II. Classification by sealing method
Mechanical seal rotary joint
The sealing is achieved through precise coordination between the rotating and stationary rings, featuring excellent high-pressure and high-temperature resistance, as well as high sealing reliability. However, the structure is relatively complex and the cost is high.
Application scenario: It is suitable for working conditions with high pressure, high temperature, or strict sealing requirements, such as:
Petrochemical reaction kettle (transmitting high-temperature and high-pressure media such as hot oil and steam)
Power plant steam turbine (transmitting high-pressure steam)
Rotating nozzle of high-pressure cleaning equipment (transmitting high-pressure water)
O-ring sealed rotary joint
Sealing is achieved through the elastic deformation of rubber O-rings, which feature a simple structure and low cost.
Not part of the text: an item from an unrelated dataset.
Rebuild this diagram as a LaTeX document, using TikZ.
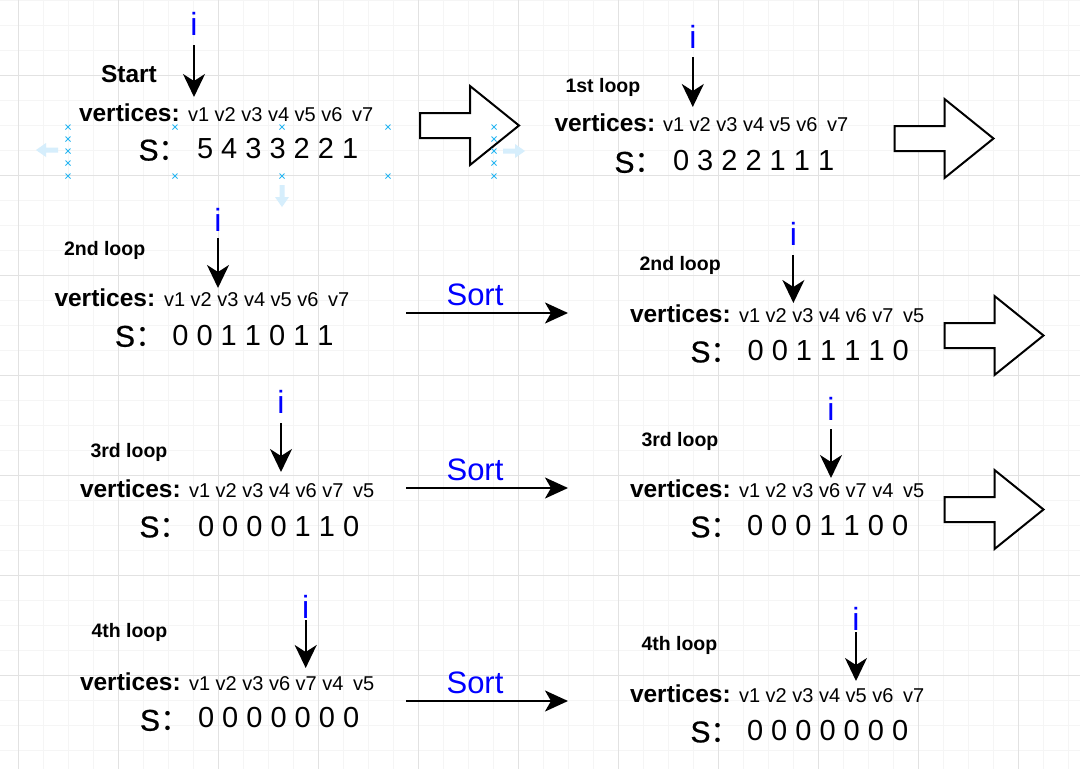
\documentclass[tikz,border=0pt]{standalone}
\usepackage{fontspec}
\setmainfont{Liberation Sans}
\newfontfamily\semiS[FakeBold=0.7]{Liberation Sans}
\newfontfamily\cjkf{Noto Sans CJK SC}
\usetikzlibrary{arrows.meta}
\definecolor{gmaj}{HTML}{E2E2E2}
\definecolor{gmin}{HTML}{F5F5F5}
\definecolor{selblue}{HTML}{29B6F2}
\definecolor{hintblue}{HTML}{D6EEFC}
\definecolor{ptr}{HTML}{0000FF}
\newcommand{\hollowArrow}[2]{%
  \draw[blockarr] (#1,#2-12.5) -- (#1+50,#2-12.5) -- (#1+50,#2-39.5) -- (#1+99,#2)
    -- (#1+50,#2+39.5) -- (#1+50,#2+12.5) -- (#1,#2+12.5) -- cycle;}
\newcommand{\selMark}[2]{%
  \draw[selmark] (#1-2.5,#2-2.5) -- (#1+2.5,#2+2.5) (#1-2.5,#2+2.5) -- (#1+2.5,#2-2.5);}
\newcommand{\Slabel}{{\semiS S}{\cjkf ：}}
\tikzset{
  txt/.style={inner sep=0pt, outer sep=0pt, anchor=base west},
  vtx/.style={txt, font=\fontsize{24.5}{28}\selectfont\bfseries},
  vls/.style={txt, font=\fontsize{20}{24}\selectfont},
  snm/.style={txt, font=\fontsize{29}{34}\selectfont},
  slb/.style={txt, font=\fontsize{30}{34}\selectfont},
  ttl/.style={txt, font=\fontsize{19.5}{23}\selectfont\bfseries},
  sttl/.style={txt, font=\fontsize{24.5}{28}\selectfont\bfseries},
  ilb/.style={inner sep=0pt, outer sep=0pt, anchor=base, text=ptr, font=\fontsize{32}{36}\selectfont},
  srt/.style={inner sep=0pt, outer sep=0pt, anchor=base, text=ptr, font=\fontsize{31}{36}\selectfont},
  iarr/.style={line width=2pt, -{Stealth[length=23pt,width=22pt,inset=7pt]}},
  sarr/.style={line width=2pt, -{Stealth[length=23pt,width=21pt,inset=6pt]}},
  blockarr/.style={draw=black, line width=2pt, fill=white, line join=miter, miter limit=10},
  selmark/.style={draw=selblue, line width=0.8pt},
  hint/.style={fill=hintblue, draw=none},
}
\begin{document}
\begin{tikzpicture}[x=1pt,y=-1pt]
\useasboundingbox (0,0) rectangle (1080,769);
\fill[white] (0,0) rectangle (1080,769);
% grid
\foreach \x in {-7,18,...,1093} \draw[gmin, line width=1pt] (\x,0) -- (\x,769);
\foreach \y in {0,25,...,775} \draw[gmin, line width=1pt] (0,\y) -- (1080,\y);
\foreach \x in {18,118,...,1018} \draw[gmaj, line width=1pt] (\x,0) -- (\x,769);
\foreach \y in {75,175,...,675} \draw[gmaj, line width=1pt] (0,\y) -- (1080,\y);

% ---------- Block 1: Start ----------
\fill[hint] (36,150) -- (46,143) -- (46,147.5) -- (58,147.5) -- (58,152.5) -- (46,152.5) -- (46,157) -- cycle;
\fill[hint] (525,151) -- (515,144) -- (515,148.5) -- (503,148.5) -- (503,153.5) -- (515,153.5) -- (515,158) -- cycle;
\fill[hint] (282,207) -- (275,197) -- (279.5,197) -- (279.5,185) -- (284.5,185) -- (284.5,197) -- (289,197) -- cycle;
\node[ilb] (i1) at (194,35) {i};
\coordinate (i1s) at (194,45); \coordinate (i1e) at (194,97);
\draw[iarr] (i1s) -- (i1e);
\node[sttl] (t1) at (101,82.3) {Start};
\node[vtx] (vx1) at (79,121.7) {vertices:};
\node[vls] (vl1) at (188,121.7) {v1 v2 v3 v4 v5 v6\hspace{0.2em} v7};
\node[slb] (s1) at (138.6,160.5) {\Slabel};
\node[snm] (d1) at (197,158.5) {5 4 3 3 2 2 1};
\hollowArrow{420}{125.5}
\foreach \yy in {127,139,151,163,176} {\selMark{68}{\yy} \selMark{494}{\yy}}
\foreach \xx in {175,282,388} {\selMark{\xx}{127} \selMark{\xx}{176}}

% ---------- Block 2: 1st loop ----------
\node[ilb] (i2) at (692.8,48.3) {i};
\coordinate (i2s) at (692.8,57); \coordinate (i2e) at (692.8,107);
\draw[iarr] (i2s) -- (i2e);
\node[ttl] (t2) at (565.5,92.7) {1st loop};
\node[vtx] (vx2) at (554.5,131.7) {vertices:};
\node[vls] (vl2) at (663,131.7) {v1 v2 v3 v4 v5 v6\hspace{0.2em} v7};
\node[slb] (s2) at (614.5,172.7) {\Slabel};
\node[snm] (d2) at (673,170.5) {0 3 2 2 1 1 1};
\hollowArrow{894.5}{138.5}

% ---------- Block 3: 2nd loop (left) ----------
\node[ilb] (i3) at (218,231.7) {i};
\coordinate (i3s) at (218,238); \coordinate (i3e) at (218,288);
\draw[iarr] (i3s) -- (i3e);
\node[ttl] (t3) at (64,255) {2nd loop};
\node[vtx] (vx3) at (54.5,306.7) {vertices:};
\node[vls] (vl3) at (164,306.7) {v1 v2 v3 v4 v5 v6\hspace{0.2em} v7};
\node[slb] (s3) at (115,346.7) {\Slabel};
\node[snm] (d3) at (172.4,345.6) {0 0 1 1 0 1 1};
\node[srt] (sort1) at (475,305) {Sort};
\coordinate (so1s) at (406,313); \coordinate (so1e) at (568,313);
\draw[sarr] (so1s) -- (so1e);

% ---------- Block 4: 2nd loop (right) ----------
\node[ilb] (i4) at (793.4,245) {i};
\coordinate (i4s) at (793.4,255); \coordinate (i4e) at (793.4,303);
\draw[iarr] (i4s) -- (i4e);
\node[ttl] (t4) at (639.5,270.7) {2nd loop};
\node[vtx] (vx4) at (630,322.7) {vertices:};
\node[vls] (vl4) at (739,322.7) {v1 v2 v3 v4 v6 v7\hspace{0.2em} v5};
\node[slb] (s4) at (690.5,362.3) {\Slabel};
\node[snm] (d4) at (747.6,360) {0 0 1 1 1 1 0};
\hollowArrow{944.5}{335.5}

% ---------- Block 5: 3rd loop (left) ----------
\node[ilb] (i5) at (281,413.3) {i};
\coordinate (i5s) at (281,423); \coordinate (i5e) at (281,472);
\draw[iarr] (i5s) -- (i5e);
\node[ttl] (t5) at (90.5,457.3) {3rd loop};
\node[vtx] (vx5) at (80,497.3) {vertices:};
\node[vls] (vl5) at (189,497.3) {v1 v2 v3 v4 v6 v7\hspace{0.2em} v5};
\node[slb] (s5) at (139.5,537.3) {\Slabel};
\node[snm] (d5) at (198,536) {0 0 0 0 1 1 0};
\node[srt] (sort2) at (475,480) {Sort};
\coordinate (so2s) at (406,488); \coordinate (so2e) at (568,488);
\draw[sarr] (so2s) -- (so2e);

% ---------- Block 6: 3rd loop (right) ----------
\node[ilb] (i6) at (831,420.7) {i};
\coordinate (i6s) at (831,429); \coordinate (i6e) at (831,478);
\draw[iarr] (i6s) -- (i6e);
\node[ttl] (t6) at (641.5,446) {3rd loop};
\node[vtx] (vx6) at (630,497.3) {vertices:};
\node[vls] (vl6) at (739,497.3) {v1 v2 v3 v6 v7 v4\hspace{0.2em} v5};
\node[slb] (s6) at (690.5,537.3) {\Slabel};
\node[snm] (d6) at (747,535.7) {0 0 0 1 1 0 0};
\hollowArrow{944.5}{509.5}

% ---------- Block 7: 4th loop (left) ----------
\node[ilb] (i7) at (305.7,618.3) {i};
\coordinate (i7s) at (305.7,620); \coordinate (i7e) at (305.7,668);
\draw[iarr] (i7s) -- (i7e);
\node[ttl] (t7) at (91.5,637.3) {4th loop};
\node[vtx] (vx7) at (80,690) {vertices:};
\node[vls] (vl7) at (189,690) {v1 v2 v3 v6 v7 v4\hspace{0.2em} v5};
\node[slb] (s7) at (140,730.7) {\Slabel};
\node[snm] (d7) at (198,727.3) {0 0 0 0 0 0 0};
\node[srt] (sort3) at (475,693) {Sort};
\coordinate (so3s) at (406,701); \coordinate (so3e) at (568,701);
\draw[sarr] (so3s) -- (so3e);

% ---------- Block 8: 4th loop (right) ----------
\node[ilb] (i8) at (856,630.7) {i};
\coordinate (i8s) at (856,632); \coordinate (i8e) at (856,681);
\draw[iarr] (i8s) -- (i8e);
\node[ttl] (t8) at (641.5,650.7) {4th loop};
\node[vtx] (vx8) at (630,702.7) {vertices:};
\node[vls] (vl8) at (739,702.7) {v1 v2 v3 v4 v5 v6\hspace{0.2em} v7};
\node[slb] (s8) at (690.5,742.3) {\Slabel};
\node[snm] (d8) at (747,740.7) {0 0 0 0 0 0 0};
\end{tikzpicture}
\end{document}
However, they exhibit poor temperature resistance (typically ≤120℃), pressure resistance (typically ≤1MPa), and wear resistance.
Application scenario: Applicable to low-pressure, normal temperature, and fluid-clean environments, such as:
Food processing machinery mixing shaft (for transmitting cooling liquid or sterile water)
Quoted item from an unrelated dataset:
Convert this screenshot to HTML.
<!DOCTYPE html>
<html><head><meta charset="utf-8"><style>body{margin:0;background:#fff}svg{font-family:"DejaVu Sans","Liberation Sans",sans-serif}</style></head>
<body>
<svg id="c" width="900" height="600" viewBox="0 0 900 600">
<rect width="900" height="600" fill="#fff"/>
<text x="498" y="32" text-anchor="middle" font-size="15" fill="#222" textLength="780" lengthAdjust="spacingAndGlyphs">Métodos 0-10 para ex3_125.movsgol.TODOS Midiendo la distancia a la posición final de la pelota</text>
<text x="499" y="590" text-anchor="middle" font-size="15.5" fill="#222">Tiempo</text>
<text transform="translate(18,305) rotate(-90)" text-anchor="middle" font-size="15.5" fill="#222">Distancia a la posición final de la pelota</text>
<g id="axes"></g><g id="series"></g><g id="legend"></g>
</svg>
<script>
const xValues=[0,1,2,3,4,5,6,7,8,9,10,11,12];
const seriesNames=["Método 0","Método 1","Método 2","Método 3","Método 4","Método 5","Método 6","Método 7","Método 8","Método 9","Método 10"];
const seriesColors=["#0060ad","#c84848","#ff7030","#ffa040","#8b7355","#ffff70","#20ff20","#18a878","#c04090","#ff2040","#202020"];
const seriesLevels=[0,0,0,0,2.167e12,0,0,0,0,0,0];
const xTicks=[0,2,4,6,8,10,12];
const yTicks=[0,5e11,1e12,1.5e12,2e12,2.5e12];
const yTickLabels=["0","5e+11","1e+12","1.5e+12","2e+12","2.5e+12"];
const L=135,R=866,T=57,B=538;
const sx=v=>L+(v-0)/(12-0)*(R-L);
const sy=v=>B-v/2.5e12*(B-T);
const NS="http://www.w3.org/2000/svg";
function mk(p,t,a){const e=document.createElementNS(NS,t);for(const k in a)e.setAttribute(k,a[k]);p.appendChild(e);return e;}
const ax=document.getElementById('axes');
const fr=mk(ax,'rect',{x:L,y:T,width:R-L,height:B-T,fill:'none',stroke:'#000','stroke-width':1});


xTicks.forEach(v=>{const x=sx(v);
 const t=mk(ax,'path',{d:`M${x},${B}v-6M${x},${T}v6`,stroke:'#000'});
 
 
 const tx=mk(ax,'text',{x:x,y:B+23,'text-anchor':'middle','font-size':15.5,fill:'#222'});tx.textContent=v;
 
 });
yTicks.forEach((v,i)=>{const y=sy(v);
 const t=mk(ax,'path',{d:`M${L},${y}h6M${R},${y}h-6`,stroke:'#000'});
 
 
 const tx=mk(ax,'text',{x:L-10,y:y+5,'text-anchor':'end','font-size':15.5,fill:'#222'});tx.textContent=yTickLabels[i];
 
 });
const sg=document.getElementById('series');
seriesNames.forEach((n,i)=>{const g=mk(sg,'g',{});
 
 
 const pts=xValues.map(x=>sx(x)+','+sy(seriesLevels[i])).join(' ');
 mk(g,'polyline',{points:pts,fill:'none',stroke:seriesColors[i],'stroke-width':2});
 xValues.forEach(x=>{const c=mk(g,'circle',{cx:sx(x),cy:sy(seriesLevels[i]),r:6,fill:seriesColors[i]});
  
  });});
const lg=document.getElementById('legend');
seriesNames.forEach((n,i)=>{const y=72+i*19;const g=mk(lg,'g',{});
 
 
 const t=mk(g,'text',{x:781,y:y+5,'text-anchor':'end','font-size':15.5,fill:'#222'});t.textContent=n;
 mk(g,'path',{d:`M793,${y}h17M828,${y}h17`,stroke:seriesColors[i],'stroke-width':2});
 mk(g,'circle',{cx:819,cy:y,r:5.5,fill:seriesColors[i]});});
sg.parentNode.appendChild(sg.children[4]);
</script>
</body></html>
Rotating conveyor roller for packaging machinery (transmitting compressed air)
III. Classification by Rotational Speed
Low-speed rotary joint (typically ≤500 rpm)
The design of the sealing structure focuses on static sealing stability, with weaker adaptability to rotational speed, but it can withstand higher pressure.
Application scenario: Applicable to low-speed, high-load equipment, such as:
Rubber vulcanizing machine (transmitting steam or hot oil, with low speed but requiring pressure resistance)
Rotating filter cylinder of wastewater treatment equipment (transmitting cleaning water)
High-speed rotary joint (typically ≥1000 rpm)
Utilizing lightweight structures and high-precision bearings, the impact of centrifugal force is minimized, and the seals exhibit strong wear resistance.
Application scenario: Suitable for high-speed rotating equipment, such as:
Centrifugal dryer (transmitting hot air during high-speed rotation)
CNC machine tool spindle (transmitting cutting fluid, requiring compatibility with high-speed spindle rotation)
IV. Classification by transmission medium type
Liquid rotary joint (for transmitting water, oil, coolant, etc.)
The sealing design focuses on preventing liquid leakage, and the structure adapts to the viscosity characteristics of the liquid.
Application scenarios: such as injection molding machines (transmitting cooling water circuits) and steel rolling machines (transmitting cooling lubricating oil).
Gas rotary joint (for transmitting compressed air, steam, inert gas, etc.)
Strict control of gas leakage is necessary, and usually a tighter sealing structure is employed.
Application scenarios: such as rotary components of pneumatic tools (transmitting compressed air) and rotary joints of steam irons (transmitting high-temperature steam).
Powder/slurry rotary joint
The flow channel design prevents blockage, and the seals are wear-resistant (suitable for particulate media).
Application scenarios: such as ceramic forming equipment (transferring ceramic slurry) and grain processing machinery (transferring powder materials).
In summary, when selecting a rotary joint, it is necessary to make a comprehensive judgment based on parameters such as the passage requirements, medium characteristics, rotational speed, pressure, and temperature of the specific application scenario, to ensure the stability of fluid transmission and the operational efficiency of the equipment.